Le Macintosh a 36 ans aujourd’hui, et l’on serait presque tenté de laisser tomber cet anniversaire tant Apple semble désormais avoir du mal avec le Mac, ou tout au moins avec ce que le Mac pouvait représenter à une certaine époque… et qu’il ne représente plus du tout. Ce 24 janvier 1984, Steve Jobs sort le Mac de sa pochette tout en déclarant sur le ton de l’humour qu’il ne faut jamais faire confiance à un ordinateur qu’on ne peut pas transporter, une pique directe aux gros mainframes d’IBM conçus pour les seuls professionnels. Peu avant cette journée historique, la fameuse publicité 1984 inonde les médias américains et annonce une machine « disruptive », capable de changer la face de l’informatique personnelle. C’était vrai.

Durant les jours qui suivirent la plus rock des assemblées générales d’actionnaires (avec même un morceau de Bob Dylan en introduction musicale !), Apple mit en branle une campagne de pub qui restera longtemps dans les mémoires. Plusieurs spots présentent alors certains des atouts du Mac (transportabilité, souris, interface graphique), avec à chaque fois le même slogan final : « Macintosh, The Computer for the rest of us » (trad: Macintosh, l’ordinateur pour tout le monde). Et c’était encore vrai, tant le Mac, encore plus que le Lisa (1983), incarnait une informatique personnelle qui n’était plus seulement destinée aux ingénieurs et autres petits génies de la Silicon Valley.

Tout ce qui était vrai pour le Mac en 84 – malgré les fausses polémique, comme l’antériorité du Star de Xerox, qui n’a jamais été une machine destinée au grand public, ou la souris, qui n’est pas une invention d’Apple mais qui a largement été démocratisée grâce au Mac -, les aspects disruptifs d’une machine qui annonçait l’avènement d’une informatique mondialisée et accessible « for the rest of us », tout cela n’est plus vrai aujourd’hui. PLUS DU TOUT.

Depuis quelques années en effet, et à force d’augmentations tarifaires de plus en plus délirantes, la gamme des Mac ressemble désormais à tous ces produits estampillés « luxe » et seulement destinés à la frange la plus aisée de la population… sans l’innovation qui va avec ces prix élevés.
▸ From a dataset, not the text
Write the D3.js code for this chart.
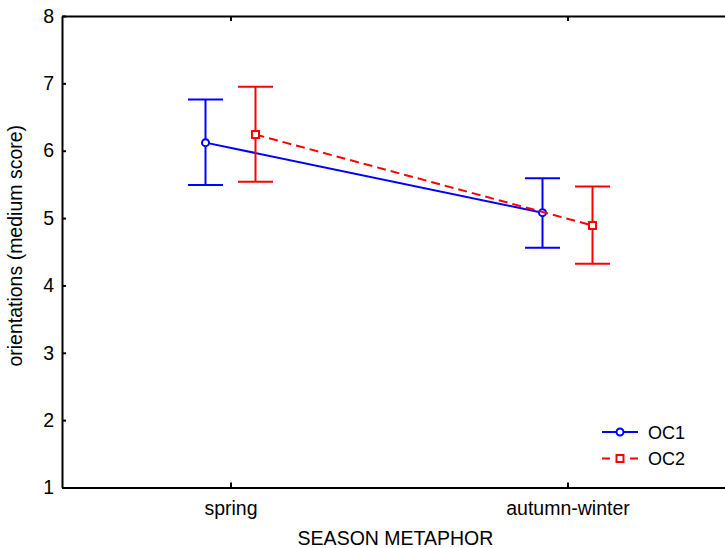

Au dernier CES, on a ainsi vu défiler des dizaines d’ultra books encore plus fins et plus puissants que les derniers MacBook Pro, parfois même blindés de petites innovations… mais toujours moins chers que les portables d’Apple. Et puis, un signe qui ne trompe pas : lors du dernier trimestre 2019, les ventes de Mac ont continué de baisser et ne représentent plus que 6 à 7% de l’ensemble des ventes d’ordinateurs dans le monde. Ce pourcentage est à peu de choses près celui du Mac de 84 peu après son lancement (6% de Pdm).

Le Macintosh avait pour excuse d’être sans doute un poil trop cher et presque trop novateur pour son époque (« à quoi cela peut-il bien servir ? » se demandait tout haut le « public cible »), mais la gamme Mac actuelle, immensément plus étendue, dans un monde où l’informatique personnelle est devenue presqu’aussi importante que l’air que l’on respire, n’a aucune justification sérieuse à opposer à ses contre-performances commerciales. Alors oui, le Macintosh a 36 ans aujourd’hui, mais cet anniversaire commence à nous faire vraiment un peu mal au coeur.